Action | Amend Standards for Licensed Child Day Centers to Address Federal Health and Safety Requirements |
Stage | Final |
Comment Period | Ended on 5/12/2021 |
A. Staff shall complete annually a minimum of 16 hours of training appropriate to the age of the child in care.
There are many requirements for training including, but not limited to the VDSS sponsored 10-hour training course, CPR, First Aid, Daily Health Observation, Food Handler’s certification, recognizing suspected child abuse and neglect, in addition to in-house staff policies, procedures, and so forth. Are these trainings part of the 16-hour requirement? Or are they in addition to? Or are they partially credited towards the annual 16-hour training requirement? Clarification would be quite helpful. Perhaps a breakdown of the requirements would be helpfull.
For example:
VDOE requires 16-hours of annual training appropriate to the age of the child.VDSS orientation may be credited once in the initial year of employment 5 hours will apply towards the annual 16 hours. VDOE requires the mandated reporters training where 1 hour will be applied towards the 16-hour requirement. This training may occur once every 3 years.
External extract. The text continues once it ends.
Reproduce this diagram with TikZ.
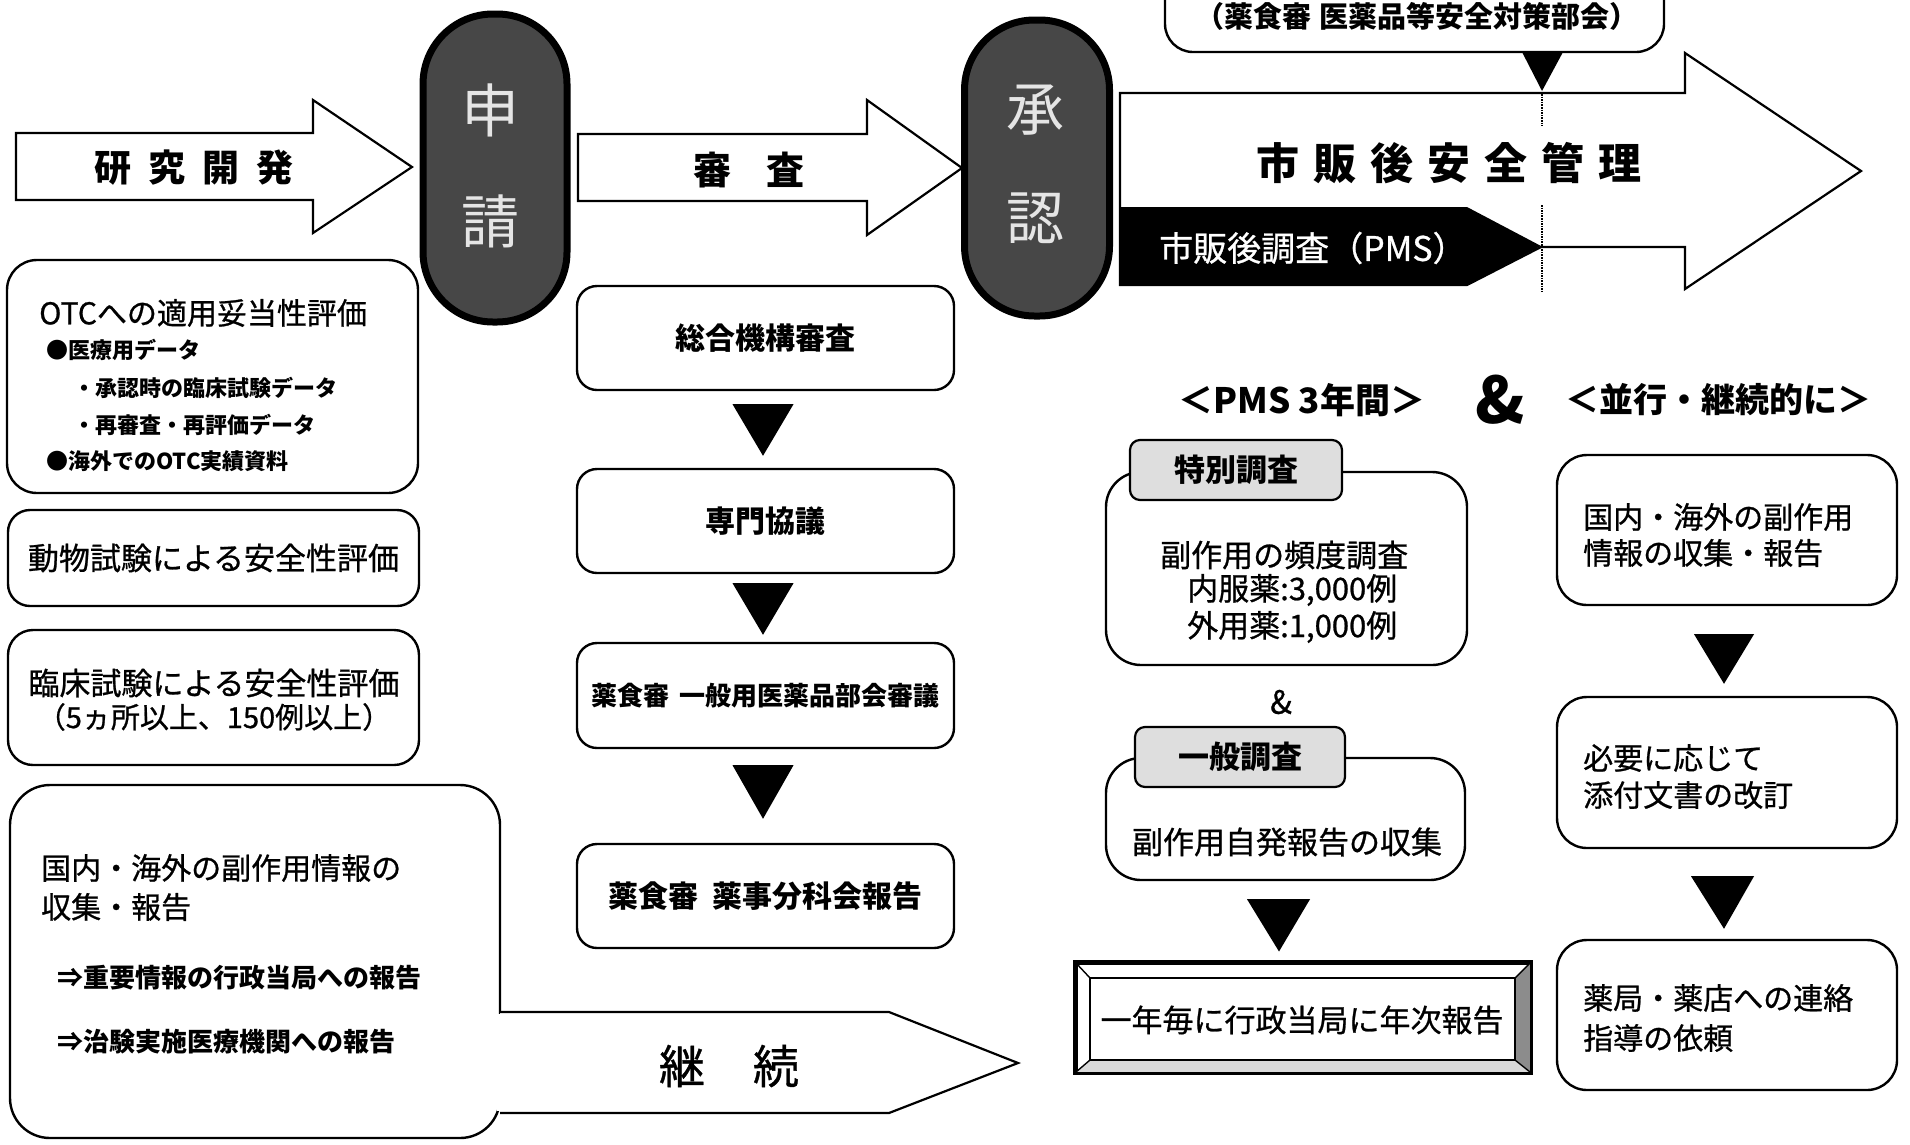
\documentclass[tikz,border=0pt]{standalone}
\usepackage{fontspec}
\setmainfont{Noto Sans CJK JP}
\usetikzlibrary{calc}
\newcommand\fsz[1]{\fontsize{#1pt}{#1pt}\selectfont}
\newcommand\medw{\addfontfeatures{FakeBold=0.8}}
\begin{document}
\begin{tikzpicture}[x=1pt,y=-1pt,
  outl/.style={draw=black,line width=2.2pt,fill=white,line join=miter},
  rbox/.style={draw=black,line width=2.4pt,fill=white,rounded corners=#1,inner sep=0pt},
  rbox/.default=20pt,
  pill/.style={draw=black,line width=7pt,fill=black!72,rounded corners=70pt,inner sep=0pt},
  pilltxt/.style={inner sep=0pt,text=black!10,font=\fsz{58}},
  tabbox/.style={draw=black,line width=2.2pt,fill=black!13,rounded corners=10pt,inner sep=0pt},
  tri/.style={fill=black},
  tx/.style={inner sep=0pt,font=\fsz{#1}\medw},
  bt/.style={inner sep=0pt,font=\bfseries\fsz{#1}},
]
\fill[white] (0,0) rectangle (1910,1144);
\useasboundingbox (0,0) rectangle (1910,1144);
\clip (0,0) rectangle (1910,1144);

% ---------- top row arrows ----------
\draw[outl] (16,133) -- (313,133) -- (313,100) -- (412,167) -- (313,233) -- (313,200) -- (16,200) -- cycle;
\node[bt=37] (kenkyu) at (194,168) {研\hspace{17pt}究\hspace{17pt}開\hspace{17pt}発};

\draw[outl] (578,134) -- (867,134) -- (867,100) -- (962,168) -- (867,235) -- (867,201) -- (578,201) -- cycle;
\node[bt=38] (shinsa) at (749,170) {審\hspace{36pt}査};

% ---------- pills ----------
\node[pill,minimum width=144pt,minimum height=308pt] (shinsei) at (495,168) {};
\node[pilltxt] (shin) at (490,110) {申};
\node[pilltxt] (sei) at (490,221) {請};
\node[pill,minimum width=145pt,minimum height=296pt] (shounin) at (1037,168) {};
\node[pilltxt] (shou) at (1035,110) {承};
\node[pilltxt] (nin) at (1035,218) {認};

% ---------- post-marketing arrow ----------
\node[rbox=28pt,minimum width=499pt,minimum height=112pt] (taisaku) at (1414.5,-4) {};
\node[bt=29] (taisakut) at (1417,16) {（薬食審\hspace{8pt}医薬品等安全対策部会）};
\draw[outl] (1120,93) -- (1685,93) -- (1685,53) -- (1861,171) -- (1685,289) -- (1685,247)
  -- (1541,247) -- (1467,285) -- (1120,285) -- cycle;
\fill (1120,207) -- (1467,207) -- (1541,246) -- (1467,285) -- (1120,285) -- cycle;
\fill[tri] (1522,52) -- (1563,52) -- (1542,91) -- cycle;
\draw[densely dotted,line width=1.6pt] (1542,94) -- (1542,126);
\draw[densely dotted,line width=1.6pt] (1542,205) -- (1542,293);
\node[bt=43] (shihango) at (1449,163) {市\hspace{14pt}販\hspace{14pt}後\hspace{14pt}安\hspace{14pt}全\hspace{14pt}管\hspace{14pt}理};
\node[tx=34,text=white,anchor=west] (pms) at (1159,248) {市販後調査（PMS）};

% ---------- left column ----------
\node[rbox=30pt,minimum width=411pt,minimum height=233pt] (otc) at (212.5,376.5) {};
\node[tx=30,anchor=west] (otc1) at (39,313) {OTCへの適用妥当性評価};
\node[bt=22,anchor=west] (otc2) at (46,350) {●医療用データ};
\node[bt=22,anchor=west] (otc3) at (73,388) {・承認時の臨床試験データ};
\node[bt=22,anchor=west] (otc4) at (73,425) {・再審査・再評価データ};
\node[bt=22,anchor=west] (otc5) at (46,461) {●海外でのOTC実績資料};

\node[rbox=22pt,minimum width=411pt,minimum height=96pt,font=\fsz{31}\medw] (animal) at (213.5,558) {動物試験による安全性評価};

\node[rbox=25pt,minimum width=411pt,minimum height=135pt] (clin) at (213.5,697.5) {};
\node[tx=31] (clin1) at (214,683) {臨床試験による安全性評価};
\node[tx=29] (clin2) at (214,717) {（5ヵ所以上、150例以上）};

\node[rbox=40pt,minimum width=490pt,minimum height=353pt] (joho) at (255,961.5) {};
\draw[outl] (500,1012) -- (889,1012) -- (1018,1063) -- (889,1113) -- (500,1113);
\fill[white] (497,1013.6) rectangle (504,1111.4);
\node[tx=30,anchor=west] (joho1) at (41,868) {国内・海外の副作用情報の};
\node[tx=30,anchor=west] (joho2) at (41,907) {収集・報告};
\node[bt=26,anchor=west] (joho3) at (57,978) {⇒重要情報の行政当局への報告};
\node[bt=26,anchor=west] (joho4) at (57,1042) {⇒治験実施医療機関への報告};
\node[tx=46] (keizoku) at (729,1066) {継\hspace{48pt}続};

% ---------- middle column ----------
\node[rbox,minimum width=377pt,minimum height=104pt,font=\bfseries\fsz{30}] (m1) at (765.5,338) {総合機構審査};
\node[rbox,minimum width=377pt,minimum height=104pt,font=\bfseries\fsz{30}] (m2) at (765.5,521) {専門協議};
\node[rbox,minimum width=377pt,minimum height=105pt,font=\bfseries\fsz{26}] (m3) at (765.5,695.5) {薬食審\hspace{10pt}一般用医薬品部会審議};
\node[rbox,minimum width=377pt,minimum height=104pt,font=\bfseries\fsz{30}] (m4) at (765.5,896) {薬食審\hspace{14pt}薬事分科会報告};
\fill[tri] ($(m1.south)+(-33,13)$) -- ++(61,0) -- ($(m2.north)+(-2.5,-12)$) -- cycle;
\fill[tri] ($(m2.south)+(-33,9)$) -- ++(61,0) -- ($(m3.north)+(-2.5,-7)$) -- cycle;
\fill[tri] ($(m3.south)+(-33,16)$) -- ++(61,0) -- ($(m4.north)+(-2.5,-24)$) -- cycle;

% ---------- right side headings ----------
\node[bt=35] (pms3) at (1302,400) {＜PMS 3年間＞};
\node[bt=64] (amp) at (1500,400) {\&};
\node[bt=34] (heikou) at (1718,400) {＜並行・継続的に＞};

% ---------- PMS column ----------
\node[rbox=35pt,minimum width=361pt,minimum height=193pt] (tokubetsu) at (1286.5,568.5) {};
\node[tabbox,minimum width=212pt,minimum height=60pt,font=\bfseries\fsz{31}] (tokutab) at (1236,470) {特別調査};
\node[tx=31,anchor=west] (toku1) at (1160,555) {副作用の頻度調査};
\node[tx=31,anchor=west] (toku2) at (1187,590) {内服薬:3,000例};
\node[tx=31,anchor=west] (toku3) at (1187,627) {外用薬:1,000例};
\node[tx=32] (amp2) at (1281,702) {\&};
\node[rbox=35pt,minimum width=359pt,minimum height=122pt] (ippan) at (1285.5,819) {};
\node[tabbox,minimum width=210pt,minimum height=60pt,font=\bfseries\fsz{31}] (ippantab) at (1240,757) {一般調査};
\node[tx=31] (ippan1) at (1287,842) {副作用自発報告の収集};

\node[draw=black,line width=3pt,fill=white,minimum width=454pt,minimum height=109pt,inner sep=0pt] (nenji) at (1303,1017.5) {};
\fill[black!45] (1530,963) -- (1530,1072) -- (1515,1060) -- (1515,978) -- cycle;
\fill[black!15] (1076,1072) -- (1530,1072) -- (1515,1060) -- (1090,1060) -- cycle;
\draw[line width=1.6pt] (1090,978) rectangle (1515,1060);
\draw[line width=1.4pt] (1076,963) -- (1090,978) (1530,963) -- (1515,978) (1076,1072) -- (1090,1060) (1530,1072) -- (1515,1060);
\draw[line width=3pt] (nenji.south west) rectangle (nenji.north east);
\node[tx=31] (nenjit) at (1302,1020) {一年毎に行政当局に年次報告};
\fill[tri] ($(ippan.south)+(-38.5,18)$) -- ++(63,0) -- ($(nenji.north)+(-24,-10)$) -- cycle;

% ---------- continuous column ----------
\node[rbox=30pt,minimum width=340pt,minimum height=150pt] (r1) at (1727,530) {};
\node[tx=30,anchor=west] (r1a) at (1583,517) {国内・海外の副作用};
\node[tx=30,anchor=west] (r1b) at (1583,553) {情報の収集・報告};
\node[rbox=30pt,minimum width=340pt,minimum height=151pt] (r2) at (1727,772.5) {};
\node[tx=30,anchor=west] (r2a) at (1583,758) {必要に応じて};
\node[tx=30,anchor=west] (r2b) at (1583,795) {添付文書の改訂};
\node[rbox=30pt,minimum width=340pt,minimum height=150pt] (r3) at (1727,1015) {};
\node[tx=30,anchor=west] (r3a) at (1583,998) {薬局・薬店への連絡};
\node[tx=30,anchor=west] (r3b) at (1583,1038) {指導の依頼};
\fill[tri] ($(r1.south)+(-33,28)$) -- ++(60,0) -- ($(r2.north)+(-3,-12)$) -- cycle;
\fill[tri] ($(r2.south)+(-36,27)$) -- ++(63,0) -- ($(r3.north)+(-3,-10)$) -- cycle;
\end{tikzpicture}
\end{document}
CPR and First Aid training is required and may be executed annually where 4 hours is credited towards the 16-hour requirement. In house procedures and policies are completed annually during the staff orientation period for a maximum of 3 hours.
So, with this scenario the teacher completed;
VDSS orientation- 5 hours (required annually)
VDOE mandated reporters- 1 hour (only required every 3 years)
CPR & First Aid-4 hours
Program policies & procedures orientation- 3 hours
The total training time- 13 hours
The remaining 3 hours can be from other sources,
books, courses, presentations,
meetings, etc.
Is that the intention of the training requirements? I believe they need to be clearly established, so that the proper training can be obtained in a timely manner.